## Start Material

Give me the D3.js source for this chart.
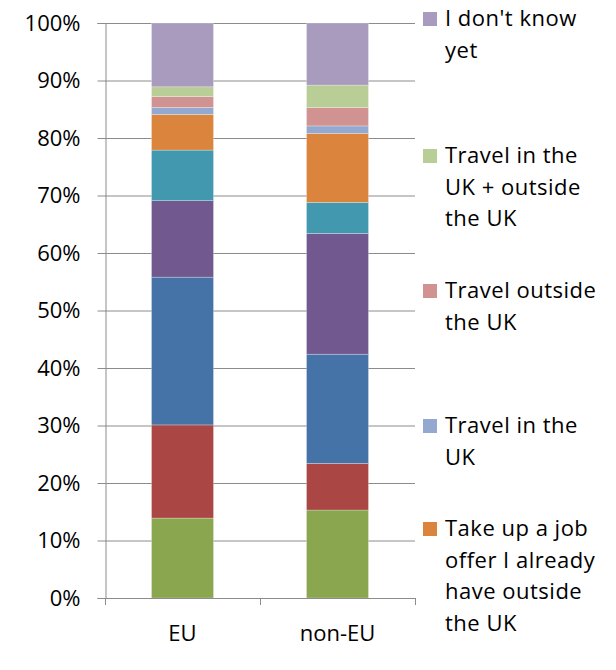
<!DOCTYPE html>
<html>
<head>
<meta charset="utf-8">
<script src="https://cdn.jsdelivr.net/npm/d3@7"></script>
<style>
  html, body { margin: 0; padding: 0; background: #fff; }
  svg { display: block; font-family: "Open Sans", sans-serif; }
</style>
</head>
<body>
<svg id="chart" width="616" height="670"></svg>
<script>
// ---- Data ----
const categories = ["EU", "non-EU"];
const seriesNames = [
  "Stay in the UK to work",
  "Stay in the UK to study",
  "Go home to work",
  "Go home",
  "Study outside the UK",
  "Take up a job offer I already have outside the UK",
  "Travel in the UK",
  "Travel outside the UK",
  "Travel in the UK + outside the UK",
  "I don't know yet"
];
const euValues    = [13.9, 16.2, 25.7, 13.3, 8.8, 6.2, 1.2, 1.9, 1.7, 11.1];
const nonEuValues = [15.3, 8.1, 19.0, 21.0, 5.4, 12.0, 1.3, 3.2, 3.9, 10.8];
const seriesColors = ["#8AA64F", "#AA4643", "#4572A7", "#71588F", "#4198AF",
                      "#DB843D", "#93A9CF", "#D19392", "#B9CD96", "#A99BBD"];
const yTicks = [0, 10, 20, 30, 40, 50, 60, 70, 80, 90, 100];
// Legend (visible part, as clipped in the reference): series index + wrapped lines
const legendSeries = [9, 8, 7, 6, 5];
const legendLines = [
  ["I don't know", "yet"],
  ["Travel in the", "UK + outside", "the UK"],
  ["Travel outside", "the UK"],
  ["Travel in the", "UK"],
  ["Take up a job", "offer I already", "have outside", "the UK"]
];

// ---- Layout ----
const svg = d3.select("#chart");
const plot = { left: 105, right: 415, top: 23, bottom: 598 };

const x = d3.scaleBand().domain(categories).range([plot.left, plot.right]).padding(0);
const y = d3.scaleLinear().domain([0, 100]).range([plot.bottom, plot.top]);

// gridlines
svg.append("g").selectAll("line").data(yTicks.filter(d => d > 0)).join("line")
  .attr("x1", plot.left).attr("x2", plot.right)
  .attr("y1", d => y(d) + 0.5).attr("y2", d => y(d) + 0.5)
  .attr("stroke", "#8c8c8c").attr("stroke-width", 1);

// stacked data
const rows = categories.map((c, i) => {
  const vals = i === 0 ? euValues : nonEuValues;
  const o = { cat: c };
  seriesNames.forEach((s, j) => o[s] = vals[j]);
  return o;
});
const stacked = d3.stack().keys(seriesNames)(rows);

const barW = x.bandwidth() * 0.4;
const barOff = (x.bandwidth() - barW) / 2;

svg.append("g").selectAll("g").data(stacked).join("g")
  .attr("fill", (d, i) => seriesColors[i])
  .selectAll("rect").data(d => d).join("rect")
  .attr("x", d => x(d.data.cat) + barOff)
  .attr("width", barW)
  .attr("y", d => y(d[1]))
  .attr("height", d => y(d[0]) - y(d[1]))
  .attr("stroke", "rgba(255,255,255,0.45)")
  .attr("stroke-width", 0.6);

// y axis
const yAxis = d3.axisLeft(y).tickValues(yTicks).tickFormat(d => d + "%").tickSize(8).tickPadding(17);
const gy = svg.append("g").attr("transform", `translate(${plot.left + 0.5},0)`).call(yAxis);
gy.select(".domain").attr("stroke", "#8c8c8c");
gy.selectAll(".tick line").attr("stroke", "#8c8c8c");
gy.selectAll(".tick text").attr("font-size", 22).attr("fill", "#000")
  .attr("font-family", "'Open Sans', sans-serif");

// x axis
const xTickPos = [plot.left, ...categories.map(c => x(c) + x.bandwidth())];
const gx = svg.append("g");
gx.append("line").attr("x1", plot.left).attr("x2", plot.right)
  .attr("y1", plot.bottom + 0.5).attr("y2", plot.bottom + 0.5)
  .attr("stroke", "#8c8c8c");
gx.selectAll("line.t").data(xTickPos).join("line").attr("class", "t")
  .attr("x1", d => d + 0.5).attr("x2", d => d + 0.5)
  .attr("y1", plot.bottom).attr("y2", plot.bottom + 7)
  .attr("stroke", "#8c8c8c");
gx.selectAll("text").data(categories).join("text")
  .attr("x", d => x(d) + x.bandwidth() / 2)
  .attr("y", 641)
  .attr("text-anchor", "middle")
  .attr("font-size", 22)
  .attr("fill", "#000")
  .text(d => d);

// legend
const legendTop = [26, 163, 298, 433, 536];
const lineH = 31.5;
const lg = svg.append("g");
legendSeries.forEach((si, k) => {
  const g = lg.append("g");
  g.append("rect").attr("x", 423).attr("y", legendTop[k] - 14)
    .attr("width", 14).attr("height", 14).attr("fill", seriesColors[si]);
  legendLines[k].forEach((t, li) => {
    g.append("text").attr("x", 445).attr("y", legendTop[k] + li * lineH)
      .attr("font-size", 22).attr("letter-spacing", 0.5)
      .attr("fill", "#000").text(t);
  });
});
</script>
</body>
</html>
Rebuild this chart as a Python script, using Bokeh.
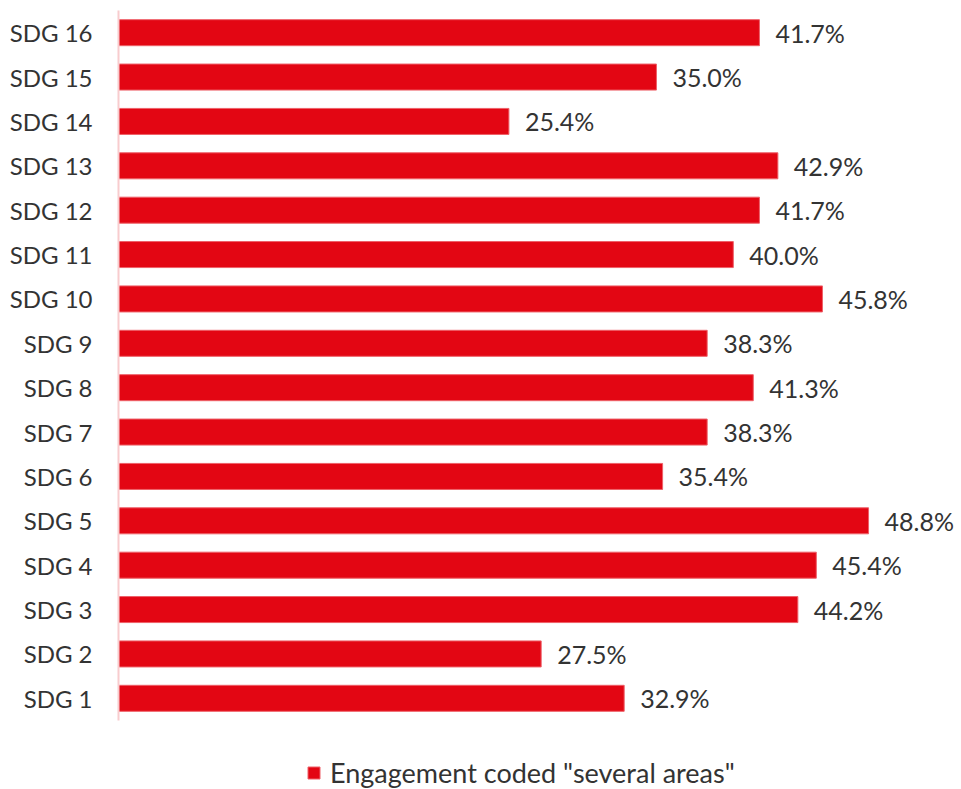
from bokeh.plotting import figure
from bokeh.models import ColumnDataSource, Range1d, Legend, LegendItem, FixedTicker
from bokeh.core.properties import value
from bokeh.embed import file_html
from bokeh.resources import INLINE

categories = ["SDG 1", "SDG 2", "SDG 3", "SDG 4", "SDG 5", "SDG 6", "SDG 7", "SDG 8",
              "SDG 9", "SDG 10", "SDG 11", "SDG 12", "SDG 13", "SDG 14", "SDG 15", "SDG 16"]
values = [32.9, 27.5, 44.2, 45.4, 48.8, 35.4, 38.3, 41.3,
          38.3, 45.8, 40.0, 41.7, 42.9, 25.4, 35.0, 41.7]
labels = ["%.1f%%" % v for v in values]
series_name = 'Engagement coded "several areas"'

RED = "#E30613"
FONT = "Lato"
TEXT = "#333333"

pos = [i + 1 for i in range(len(categories))]
src = ColumnDataSource(dict(pos=pos, cat=categories, val=values, lab=labels))

n = len(categories)
# frame: 710 px for the 16 categories, plus room below for the legend
unit = 710.0 / n
y_end = n + 0.5
y_start = y_end - 779.0 / unit

p = figure(frame_width=842, frame_height=779, output_backend="svg", toolbar_location=None,
           y_range=Range1d(y_start, y_end), x_range=Range1d(0, 842 / 15.37),
           min_border_left=118, min_border_right=0, min_border_top=10,
           min_border_bottom=0)
p.outline_line_color = None
p.grid.visible = False
p.xaxis.visible = False

r = p.hbar(y="pos", right="val", left=0, height=0.586, source=src,
           fill_color=RED, line_color="#EE6068", line_width=1)

p.text(x="val", y="pos", text="lab", source=src, x_offset=16,
       text_baseline="middle", text_align="left", text_color=TEXT,
       text_font=value(FONT), text_font_size="25px")

ax = p.yaxis[0]
ax.ticker = FixedTicker(ticks=pos)
ax.major_label_overrides = {p_: c for p_, c in zip(pos, categories)}
ax.bounds = (0.5, n + 0.5)
ax.axis_line_color = "#F8CCCE"
ax.axis_line_width = 2
ax.major_tick_line_color = None
ax.minor_tick_line_color = None
ax.major_label_text_font = FONT
ax.major_label_text_font_size = "24px"
ax.major_label_text_color = TEXT
ax.major_label_standoff = 20

legend = Legend(items=[LegendItem(label=series_name, renderers=[r])],
                location=(188, 0), orientation="horizontal",
                border_line_color=None, background_fill_alpha=0,
                label_text_font=FONT, label_text_font_size="27px",
                label_text_color=TEXT, glyph_width=15, glyph_height=15,
                label_standoff=9, padding=0, margin=0, label_height=30)
p.add_layout(legend, "center")

open("out.html", "w").write(file_html(p, INLINE))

## End Material

## [Set problem]
Omit the pictures, then output the rest of the listing exactly.

## [Problem solution]
Give me the D3.js source for this chart.
<!DOCTYPE html>
<html>
<head>
<meta charset="utf-8">
<script src="https://cdn.jsdelivr.net/npm/d3@7"></script>
<style>
  html, body { margin: 0; padding: 0; background: #fff; }
  svg { display: block; font-family: "Open Sans", sans-serif; }
</style>
</head>
<body>
<svg id="chart" width="616" height="670"></svg>
<script>
// ---- Data ----
const categories = ["EU", "non-EU"];
const seriesNames = [
  "Stay in the UK to work",
  "Stay in the UK to study",
  "Go home to work",
  "Go home",
  "Study outside the UK",
  "Take up a job offer I already have outside the UK",
  "Travel in the UK",
  "Travel outside the UK",
  "Travel in the UK + outside the UK",
  "I don't know yet"
];
const euValues    = [13.9, 16.2, 25.7, 13.3, 8.8, 6.2, 1.2, 1.9, 1.7, 11.1];
const nonEuValues = [15.3, 8.1, 19.0, 21.0, 5.4, 12.0, 1.3, 3.2, 3.9, 10.8];
const seriesColors = ["#8AA64F", "#AA4643", "#4572A7", "#71588F", "#4198AF",
                      "#DB843D", "#93A9CF", "#D19392", "#B9CD96", "#A99BBD"];
const yTicks = [0, 10, 20, 30, 40, 50, 60, 70, 80, 90, 100];
// Legend (visible part, as clipped in the reference): series index + wrapped lines
const legendSeries = [9, 8, 7, 6, 5];
const legendLines = [
  ["I don't know", "yet"],
  ["Travel in the", "UK + outside", "the UK"],
  ["Travel outside", "the UK"],
  ["Travel in the", "UK"],
  ["Take up a job", "offer I already", "have outside", "the UK"]
];

// ---- Layout ----
const svg = d3.select("#chart");
const plot = { left: 105, right: 415, top: 23, bottom: 598 };

const x = d3.scaleBand().domain(categories).range([plot.left, plot.right]).padding(0);
const y = d3.scaleLinear().domain([0, 100]).range([plot.bottom, plot.top]);

// gridlines
svg.append("g").selectAll("line").data(yTicks.filter(d => d > 0)).join("line")
  .attr("x1", plot.left).attr("x2", plot.right)
  .attr("y1", d => y(d) + 0.5).attr("y2", d => y(d) + 0.5)
  .attr("stroke", "#8c8c8c").attr("stroke-width", 1);

// stacked data
const rows = categories.map((c, i) => {
  const vals = i === 0 ? euValues : nonEuValues;
  const o = { cat: c };
  seriesNames.forEach((s, j) => o[s] = vals[j]);
  return o;
});
const stacked = d3.stack().keys(seriesNames)(rows);

const barW = x.bandwidth() * 0.4;
const barOff = (x.bandwidth() - barW) / 2;

svg.append("g").selectAll("g").data(stacked).join("g")
  .attr("fill", (d, i) => seriesColors[i])
  .selectAll("rect").data(d => d).join("rect")
  .attr("x", d => x(d.data.cat) + barOff)
  .attr("width", barW)
  .attr("y", d => y(d[1]))
  .attr("height", d => y(d[0]) - y(d[1]))
  .attr("stroke", "rgba(255,255,255,0.45)")
  .attr("stroke-width", 0.6);

// y axis
const yAxis = d3.axisLeft(y).tickValues(yTicks).tickFormat(d => d + "%").tickSize(8).tickPadding(17);
const gy = svg.append("g").attr("transform", `translate(${plot.left + 0.5},0)`).call(yAxis);
gy.select(".domain").attr("stroke", "#8c8c8c");
gy.selectAll(".tick line").attr("stroke", "#8c8c8c");
gy.selectAll(".tick text").attr("font-size", 22).attr("fill", "#000")
  .attr("font-family", "'Open Sans', sans-serif");

// x axis
const xTickPos = [plot.left, ...categories.map(c => x(c) + x.bandwidth())];
const gx = svg.append("g");
gx.append("line").attr("x1", plot.left).attr("x2", plot.right)
  .attr("y1", plot.bottom + 0.5).attr("y2", plot.bottom + 0.5)
  .attr("stroke", "#8c8c8c");
gx.selectAll("line.t").data(xTickPos).join("line").attr("class", "t")
  .attr("x1", d => d + 0.5).attr("x2", d => d + 0.5)
  .attr("y1", plot.bottom).attr("y2", plot.bottom + 7)
  .attr("stroke", "#8c8c8c");
gx.selectAll("text").data(categories).join("text")
  .attr("x", d => x(d) + x.bandwidth() / 2)
  .attr("y", 641)
  .attr("text-anchor", "middle")
  .attr("font-size", 22)
  .attr("fill", "#000")
  .text(d => d);

// legend
const legendTop = [26, 163, 298, 433, 536];
const lineH = 31.5;
const lg = svg.append("g");
legendSeries.forEach((si, k) => {
  const g = lg.append("g");
  g.append("rect").attr("x", 423).attr("y", legendTop[k] - 14)
    .attr("width", 14).attr("height", 14).attr("fill", seriesColors[si]);
  legendLines[k].forEach((t, li) => {
    g.append("text").attr("x", 445).attr("y", legendTop[k] + li * lineH)
      .attr("font-size", 22).attr("letter-spacing", 0.5)
      .attr("fill", "#000").text(t);
  });
});
</script>
</body>
</html>
Rebuild this chart as a Python script, using Bokeh.
from bokeh.plotting import figure
from bokeh.models import ColumnDataSource, Range1d, Legend, LegendItem, FixedTicker
from bokeh.core.properties import value
from bokeh.embed import file_html
from bokeh.resources import INLINE

categories = ["SDG 1", "SDG 2", "SDG 3", "SDG 4", "SDG 5", "SDG 6", "SDG 7", "SDG 8",
              "SDG 9", "SDG 10", "SDG 11", "SDG 12", "SDG 13", "SDG 14", "SDG 15", "SDG 16"]
values = [32.9, 27.5, 44.2, 45.4, 48.8, 35.4, 38.3, 41.3,
          38.3, 45.8, 40.0, 41.7, 42.9, 25.4, 35.0, 41.7]
labels = ["%.1f%%" % v for v in values]
series_name = 'Engagement coded "several areas"'

RED = "#E30613"
FONT = "Lato"
TEXT = "#333333"

pos = [i + 1 for i in range(len(categories))]
src = ColumnDataSource(dict(pos=pos, cat=categories, val=values, lab=labels))

n = len(categories)
# frame: 710 px for the 16 categories, plus room below for the legend
unit = 710.0 / n
y_end = n + 0.5
y_start = y_end - 779.0 / unit

p = figure(frame_width=842, frame_height=779, output_backend="svg", toolbar_location=None,
           y_range=Range1d(y_start, y_end), x_range=Range1d(0, 842 / 15.37),
           min_border_left=118, min_border_right=0, min_border_top=10,
           min_border_bottom=0)
p.outline_line_color = None
p.grid.visible = False
p.xaxis.visible = False

r = p.hbar(y="pos", right="val", left=0, height=0.586, source=src,
           fill_color=RED, line_color="#EE6068", line_width=1)

p.text(x="val", y="pos", text="lab", source=src, x_offset=16,
       text_baseline="middle", text_align="left", text_color=TEXT,
       text_font=value(FONT), text_font_size="25px")

ax = p.yaxis[0]
ax.ticker = FixedTicker(ticks=pos)
ax.major_label_overrides = {p_: c for p_, c in zip(pos, categories)}
ax.bounds = (0.5, n + 0.5)
ax.axis_line_color = "#F8CCCE"
ax.axis_line_width = 2
ax.major_tick_line_color = None
ax.minor_tick_line_color = None
ax.major_label_text_font = FONT
ax.major_label_text_font_size = "24px"
ax.major_label_text_color = TEXT
ax.major_label_standoff = 20

legend = Legend(items=[LegendItem(label=series_name, renderers=[r])],
                location=(188, 0), orientation="horizontal",
                border_line_color=None, background_fill_alpha=0,
                label_text_font=FONT, label_text_font_size="27px",
                label_text_color=TEXT, glyph_width=15, glyph_height=15,
                label_standoff=9, padding=0, margin=0, label_height=30)
p.add_layout(legend, "center")

open("out.html", "w").write(file_html(p, INLINE))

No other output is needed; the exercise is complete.